Yes, sometimes I want to be in direct contact with myself, with the world. At these times, the thinking machine that, left untended, rolls its endless reels of repetitious film footage, digging me ever deeper into whatever trench it is digging, gets in the way of my deep desire to be alive with all my relations, here and now. The worst part is that the film on the reel mostly flashes images that deal with fears and/or ego-building projects that respond to fears, because our brains are wired to respond to threat. It’s not like my brain takes me off to Tahiti regularly!

But the automatic thinking thing gets between me and reality, between me and you, between me and the feeling of the banister under my hand this morning as I went downstairs to make my coffee; it even gets between my tongue and my coffee. And sometimes I have a deep desire that its habits would give me better experiences than those they do provide, like little mental trips to Tahiti upon request. Sometimes I wish I could decide what’s worthy of attention and what’s not. Sometimes I wish I could feel my own body and find the courage to let those feelings guide my choices. I know I am not alone, that this wrestling with the thinking thing is a problem we all face, that society feeds the thinking thing what it wants us to think, taking away what real freedom we might have.

The depths of knowledge expressed in these words of South African poet Iain Thomas repeated over and over on the platform formerly known as the worldwide web resonate so strongly because we know the struggle they express so clearly: “And every day, the world will drag you by the hand, yelling, ‘This is important! And this is important! And this is important! You need to worry about this! And this! And this!’ And each day, it’s up to you to yank your hand back, put it on your heart and say, ‘No. This is what’s important.'”

So, I am engaged in a project to take my hand back, to put it over my heart until I can feel what is important. I want that so much that I won’t let myself call it corny and futile, though it’s something I have made effort towards over many years. I’ve long wanted it—on the side of everything else I have wanted. This time I am taking off my watch. This time I am saying no to opportunities instead of chasing every one of them. This time I am not buying every single thing for which I will have to pay. I repeat, I’m not buying it.

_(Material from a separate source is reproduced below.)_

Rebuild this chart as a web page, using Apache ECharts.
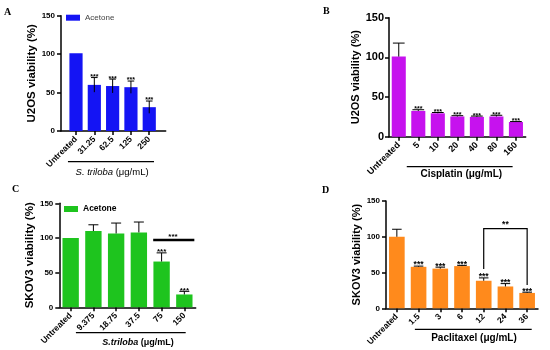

This time when my body says, “I’m tired,” I rest. And that rest feels gargantuan; it feels like I am flouting the deepest norms of my society. Because I am.

Today, I sit down to write after hearing my mind say every day that I “should” sit down to write, and refusing because my body said, “I don’t want to write now.” Today my heart suggested it to me, and so it flows out of me effortlessly. Today I write because I am a writer and because I have something to say.

I will be going for a long walk soon because I want to go for a long walk; I am taking a pencil and a tablet so that I can enter into the intimate relationship with things that drawing requires—because I want to know I was there, as I enjoyed the feeling of the banister gliding beneath my hand this morning, and I loved that my eyes received the soft morning light spilling over the carpet, revealing so many wee particles that don’t really need to be got up right now.